■ **Task**
Quote the data exactly, first line to the line containing "import plotly.graph_objects as go", with no pictures.
-- -- --
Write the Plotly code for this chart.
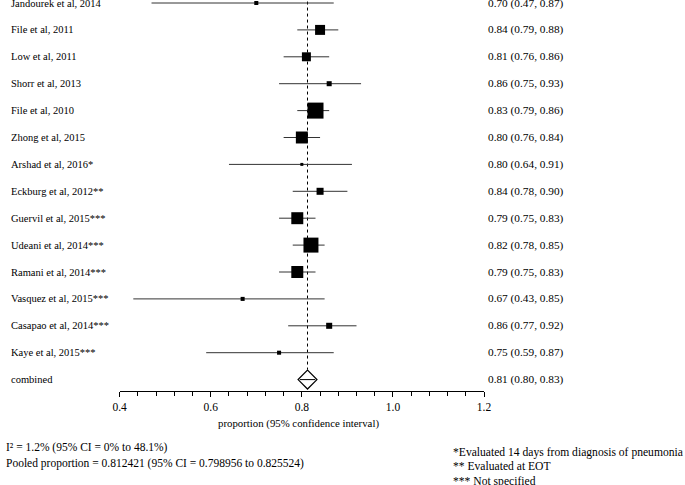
import plotly.graph_objects as go

# ---- data ----
studies = [
    "Jandourek et al, 2014", "File et al, 2011", "Low et al, 2011", "Shorr et al, 2013",
    "File et al, 2010", "Zhong et al, 2015", "Arshad et al, 2016*", "Eckburg et al, 2012**",
    "Guervil et al, 2015***", "Udeani et al, 2014***", "Ramani et al, 2014***",
    "Vasquez et al, 2015***", "Casapao et al, 2014***", "Kaye et al, 2015***",
]
est = [0.70, 0.84, 0.81, 0.86, 0.83, 0.80, 0.80, 0.84, 0.79, 0.82, 0.79, 0.67, 0.86, 0.75]
lo = [0.47, 0.79, 0.76, 0.75, 0.79, 0.76, 0.64, 0.78, 0.75, 0.78, 0.75, 0.43, 0.77, 0.59]
hi = [0.87, 0.88, 0.86, 0.93, 0.86, 0.84, 0.91, 0.90, 0.83, 0.85, 0.83, 0.85, 0.92, 0.87]
weights = [1.3, 7.9, 6.4, 2.0, 20.3, 11.4, 0.7, 3.9, 11.4, 17.8, 11.4, 1.3, 2.9, 1.3]  # % (estimated)
pooled, pooled_lo, pooled_hi = 0.812421, 0.798956, 0.825524
i2, i2_lo, i2_hi = 1.2, 0, 48.1
xticks = [0.4, 0.6, 0.8, 1.0, 1.2]
footnotes = ["*Evaluated 14 days from diagnosis of pneumonia", "** Evaluated at EOT", "*** Not specified"]

W, H = 685, 485
FONT = "Liberation Serif"
n = len(studies)
rows = list(range(n))
sizes = [3.55 * (w ** 0.5) for w in weights]

fig = go.Figure()

# study estimates with CI
fig.add_trace(go.Scatter(
    x=est, y=rows, mode="markers",
    marker=dict(symbol="square", size=sizes, color="black", opacity=1, line=dict(width=0)),
    error_x=dict(type="data", symmetric=False,
                 array=[h - e for h, e in zip(hi, est)],
                 arrayminus=[e - l for e, l in zip(est, lo)],
                 width=0, thickness=1, color="#333"),
    showlegend=False, hoverinfo="skip", cliponaxis=False,
))

# combined diamond
fig.add_trace(go.Scatter(
    x=[pooled], y=[n], mode="markers",
    marker=dict(symbol="diamond-open", size=14.5, color="black", line=dict(width=1.2, color="black")),
    showlegend=False, hoverinfo="skip", cliponaxis=False,
))
fig.add_trace(go.Scatter(
    x=[pooled], y=[n], mode="markers",
    marker=dict(symbol="line-ew", size=11, color="black", line=dict(width=1, color="black")),
    showlegend=False, hoverinfo="skip", cliponaxis=False,
))

# dotted pooled line
fig.add_shape(type="line", xref="x", yref="y", x0=pooled, x1=pooled, y0=-0.5, y1=n - 0.37,
              line=dict(color="black", width=1, dash="dot"), layer="below")

ann = []
for i, s in enumerate(studies + ["combined"]):
    ann.append(dict(xref="paper", yref="y", x=2 / W, y=i, text=s, showarrow=False,
                    xanchor="left", yanchor="middle", font=dict(family=FONT, size=10.5, color="black")))
vals = list(zip(est, lo, hi)) + [(pooled, pooled_lo, pooled_hi)]
for i, (e, l, h) in enumerate(vals):
    ann.append(dict(xref="paper", yref="y", x=489 / W, y=i, text=f"{e:.2f} ({l:.2f}, {h:.2f})",
                    showarrow=False, xanchor="left", yanchor="middle",
                    font=dict(family=FONT, size=11.3, color="black")))

ann.append(dict(xref="paper", yref="paper", x=298 / W, y=1 - 423 / H,
                text="proportion (95% confidence interval)", showarrow=False,
                xanchor="center", yanchor="middle", font=dict(family=FONT, size=10.8, color="black")))
ann.append(dict(xref="paper", yref="paper", x=0, xshift=-3, y=1 - 447 / H,
                text=f"I² = {i2}% (95% CI = {i2_lo}% to {i2_hi}%)", showarrow=False,
                xanchor="left", yanchor="middle", font=dict(family=FONT, size=11.5, color="black")))
ann.append(dict(xref="paper", yref="paper", x=0, xshift=-3, y=1 - 463 / H,
                text=f"Pooled proportion = {pooled} (95% CI = {pooled_lo} to {pooled_hi})",
                showarrow=False, xanchor="left", yanchor="middle",
                font=dict(family=FONT, size=11.5, color="black")))
for k, t in enumerate(footnotes):
    ann.append(dict(xref="paper", yref="paper", x=453 / W, y=1 - (452 + 14.5 * k) / H,
                    text=t, showarrow=False, xanchor="left", yanchor="middle",
                    font=dict(family=FONT, size=11.6, color="black")))

fig.update_layout(
    width=W, height=H, margin=dict(l=0, r=0, t=0, b=0),
    paper_bgcolor="white", plot_bgcolor="white",
    font=dict(family=FONT, size=10, color="black"),
    annotations=ann,
    xaxis=dict(domain=[115 / W, 487 / W], range=[0.4, 1.2], tickvals=xticks, tickformat=".1f",
               showline=True, linecolor="black", linewidth=1, ticks="outside", ticklen=5,
               tickcolor="black", tickwidth=1, showgrid=False, zeroline=False,
               tickfont=dict(family=FONT, size=11.5, color="black"),
               minor=dict(dtick=0.04, tick0=0.4, ticks="outside", ticklen=3.5, tickcolor="black",
                          showgrid=False),
               anchor="y", fixedrange=True),
    yaxis=dict(domain=[1 - 391 / H, 1], range=[(391 - 3) / 26.9, -3 / 26.9], visible=False,
               fixedrange=True),
)

fig.write_html("out.html", config={"displayModeBar": False},
               post_script="document.body.style.margin='0';document.body.style.overflow='hidden';")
-- -- --
■ **Complete answer**
Write the Plotly code for this chart.
import plotly.graph_objects as go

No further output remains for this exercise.